Keeping Fresh Herbs Fresh

 A rejuvenated sprig of fresh coriander can stay spry a for a week or more with proper handling.

A rejuvenated sprig of fresh coriander can stay spry a for a week or more with proper handling.

Some people can’t stand it when good food goes bad. Others mind the inconvenience more than the waste, with herbs meant for last night’s dinner turning out wilted beyond repair well before, say, three days after tomorrow. Luckily, there’s a remedy. News: it doesn’t entail placing your herbs, cut-flower-style, in a glass of water (where, cut-flower-style, their stems turn slimy and odorous as you invariably fail to keep re-trimming them and changing the water). Rather, the key is to give your leafy things an abundance of the two things they can’t live without: moisture and air. The reason this can be tricky is that these essentials tend to be mutually exclusive.
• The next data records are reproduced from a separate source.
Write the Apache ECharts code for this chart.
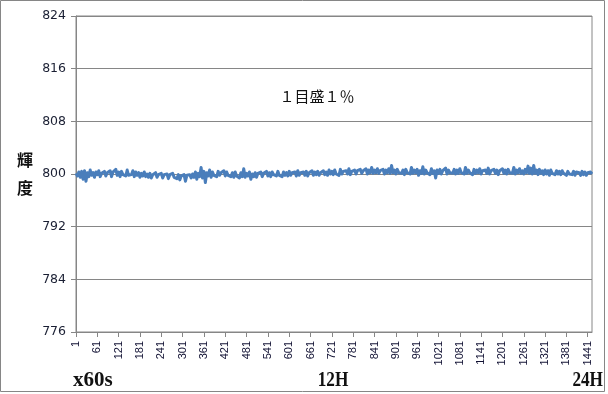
<!DOCTYPE html>
<html><head><meta charset="utf-8">
<script src="https://cdn.jsdelivr.net/npm/echarts@6/dist/echarts.min.js"></script>
<style>html,body{margin:0;padding:0;background:#fff}#c{width:608px;height:394px}</style>
</head><body><div id="c"></div>
<script>
// minute labels (sampled every 4 minutes)
var minutes = [];
for (var m = 1; m <= 1453; m += 4) minutes.push(String(m));

// luminance readings
var luminance = [
800.1,799.7,800.3,799.5,800.4,799.2,800.5,798.9,800.2,799.6,
800.6,799.8,800.2,799.5,800.3,799.9,800.5,799.6,800.1,799.8,
800.4,799.7,800.2,799.9,800.5,799.6,800.3,800.0,800.7,799.8,
800.3,799.6,800.4,799.9,800.2,799.7,800.6,799.8,800.1,799.9,
800.5,799.6,800.3,799.8,800.2,799.5,800.1,799.7,800.3,799.6,
800.0,799.5,800.1,799.4,799.9,799.6,800.2,799.5,799.9,799.7,
800.1,799.4,799.9,799.6,800.0,799.3,799.9,799.7,800.1,799.5,
799.8,799.3,799.9,799.1,799.7,799.4,799.9,798.9,799.8,799.5,
799.9,799.4,800.0,799.5,800.3,799.2,800.1,799.6,801.0,799.4,
800.4,798.7,800.2,799.7,800.6,799.5,800.3,799.8,800.1,799.6,
800.4,799.8,800.2,799.9,800.5,799.7,800.3,799.8,800.1,799.6,
800.2,799.5,800.3,799.7,800.0,799.4,800.2,799.6,800.8,799.5,
800.1,799.7,800.3,799.2,800.0,799.6,800.2,799.5,800.1,799.8,
800.3,799.6,800.1,799.8,800.4,799.7,800.2,799.6,800.3,799.9,
800.2,799.7,800.4,799.8,800.1,799.6,800.3,799.8,800.2,799.7,
800.4,799.8,800.2,799.9,800.3,799.7,800.5,799.8,800.2,799.9,
800.3,799.8,800.4,799.7,800.2,799.9,800.5,799.8,800.3,799.9,
800.4,799.8,800.2,800.0,800.5,799.9,800.3,799.8,800.6,800.0,
800.4,799.9,800.6,800.0,800.3,799.8,800.7,800.0,800.4,800.1,
800.5,800.0,800.8,799.9,800.4,800.1,800.6,800.0,800.5,800.2,
800.7,800.1,800.5,800.2,800.8,800.0,800.6,800.2,801.0,800.1,
800.6,800.2,800.8,800.1,800.5,800.3,800.7,800.0,800.6,800.2,
800.8,800.1,801.3,800.2,800.6,800.0,800.7,800.2,800.5,800.1,
800.6,799.9,800.7,800.2,800.5,800.0,801.0,800.1,800.6,800.2,
800.7,799.8,800.5,800.1,801.1,800.0,800.6,800.2,800.4,799.9,
800.8,800.1,800.5,799.4,800.6,800.1,800.7,800.0,800.5,800.2,
800.9,800.0,800.6,800.2,800.5,800.1,800.7,800.0,800.6,800.1,
800.8,800.2,800.5,800.0,801.0,800.1,800.6,800.2,800.5,799.9,
800.7,800.1,800.6,800.2,800.8,800.0,800.5,800.2,800.6,800.1,
800.9,800.0,800.5,800.2,800.7,800.1,800.6,799.9,800.5,800.2,
800.8,800.1,800.6,800.0,800.7,800.2,800.5,800.1,801.0,800.0,
800.6,800.2,800.8,800.1,800.5,800.0,800.7,800.2,801.2,800.1,
800.9,800.0,801.3,800.1,800.6,799.9,800.7,800.1,800.5,799.9,
800.6,800.0,800.5,799.8,800.6,800.1,800.4,799.9,800.5,800.0,
800.4,799.9,800.5,800.1,800.3,799.8,800.4,800.0,800.3,799.9,
800.4,799.8,800.3,800.0,800.2,799.8,800.4,799.9,800.3,799.8,
800.2,799.9,800.3,800.0
];

var yMin = 776, yMax = 824, yStep = 8;
var annotation = '１目盛１％';
var yTitle = '輝\n度';
var xNotes = ['x60s', '12H', '24H'];

var chart = echarts.init(document.getElementById('c'), null, {renderer: 'canvas'});
var gray = '#868686';
chart.setOption({
  animation: false,
  backgroundColor: '#fff',
  grid: {left: 76, right: 16, top: 16, bottom: 62, show: true, borderColor: gray, borderWidth: 1, backgroundColor: 'transparent'},
  xAxis: {
    type: 'category', data: minutes, boundaryGap: false,
    axisLine: {lineStyle: {color: gray, width: 1}},
    axisTick: {show: true, interval: 14, length: 5, lineStyle: {color: gray}},
    axisLabel: {interval: 14, rotate: 90, margin: 9, fontSize: 11, fontFamily: 'Liberation Sans', color: '#111133'},
    splitLine: {show: false}
  },
  yAxis: {
    type: 'value', min: yMin, max: yMax, interval: yStep,
    axisLine: {show: true, lineStyle: {color: gray, width: 1}},
    axisTick: {show: true, length: 5, lineStyle: {color: gray}},
    axisLabel: {margin: 10, fontSize: 12.5, fontFamily: 'DejaVu Sans', color: '#1a1f33'},
    splitLine: {show: true, lineStyle: {color: gray, width: 1}}
  },
  series: [{
    type: 'line', data: luminance, showSymbol: false, symbol: 'none',
    lineStyle: {color: '#4a7ebb', width: 3, join: 'round'}, itemStyle: {color: '#4a7ebb'}
  }],
  graphic: [
    {type: 'rect', shape: {x: 0.5, y: 0.5, width: 604, height: 391}, style: {fill: 'none', stroke: gray, lineWidth: 1}, silent: true},
    {type: 'text', x: 25, y: 174, style: {text: yTitle, font: 'bold 16px "Noto Sans CJK JP"', fill: '#111', textAlign: 'center', textVerticalAlign: 'middle', lineHeight: 28}},
    {type: 'text', x: 317, y: 96, style: {text: annotation, font: '15px "Noto Sans CJK JP"', fill: '#111', textAlign: 'center', textVerticalAlign: 'middle'}},
    {type: 'text', x: 73, y: 381, style: {text: xNotes[0], font: 'bold 21px "Liberation Serif"', fill: '#111', textAlign: 'left', textVerticalAlign: 'middle'}},
    {type: 'text', x: 333, y: 381, scaleX: 0.82, style: {text: xNotes[1], font: 'bold 21px "Liberation Serif"', fill: '#111', textAlign: 'center', textVerticalAlign: 'middle'}},
    {type: 'text', x: 603, y: 381, scaleX: 0.82, style: {text: xNotes[2], font: 'bold 21px "Liberation Serif"', fill: '#111', textAlign: 'right', textVerticalAlign: 'middle'}}
  ]
});
</script></body></html>
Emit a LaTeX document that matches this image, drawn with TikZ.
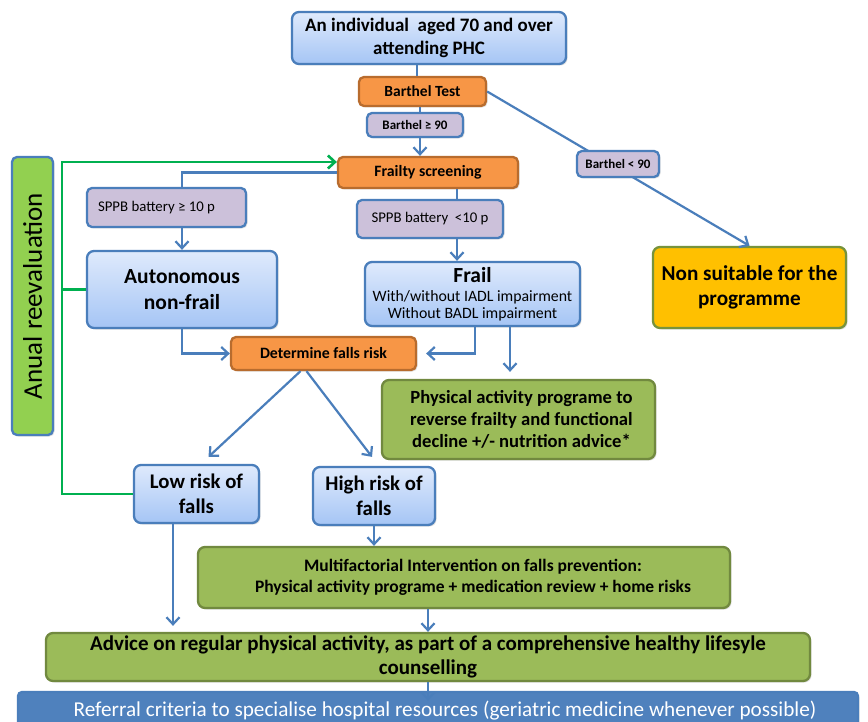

The secret is to not only hydrate your herbs thoroughly and wrap them loosely in foil, but also to include an essential layer of absorbent material that will keep the herbs moist but not actually wet. Once you develop a habit of handling your cut aromatics upon bringing them home—you might find you love having them on hand, picked over, pre-washed, and primed to last as long as possible.

Here’s what to do. Fill a clean sink or large bowl with plenty of cool water. Remove the string or elastic choking your bunch of herbs and discard any sprigs that are crushed, wilted or yellowed. Rinse thoroughly and place in the water, tops and all. Agitate gently to loosen any dirt. If dirt is plesent dirt—change the water. Use a sharp knife to trim the herbs as they’re submerged Now let your picked-over, freshly cut sprigs enjoy a hydrating soak while you do something else for five or ten minutes. Next, re-gather the herbs into a loose bunch and shake them off gently as you lift them out of the water. Place them in a colander while you lay out a tea towel and a layer of kitchen roll on a clean and dry surface. When your herbs are no longer dripping wet but still plenty dewy, place them on the prepared towels and wrap not too snugly. Place in a loos-fitting plastic bag, along with any other similarly prepared herb bundles you may have on hand. Keep in the crisper drawer of your refrigerator—longer than you imagined possible.

It’s remarkable how well this method works for getting finicky cilantro, tarragon, chives, dill, or mint to remain fresh for at least a week (and to look more alive at your table than they did in the store days before). The more resilient parsley, sage, and oregano will stay spry for half a month or more, especially if you repeat the washing and trimming process after a week or so. This method also works well for lettuces and other leafy greens, including spinach. But it’s not great for basil, which is the fresh herb most susceptible to damage from the cold (and definitely the one to opt for in potted form unless you’re about to make pesto). On the other hand, the wash-and-wrap method is not necessary for hardy herbs like thyme and rosemary, which do just fine for many days without a boost of moisture.

Note: I am no botanist. I am, however, a pedantic home chef squeamish about decay. When it comes to keeping greens green, I’ve really done the research.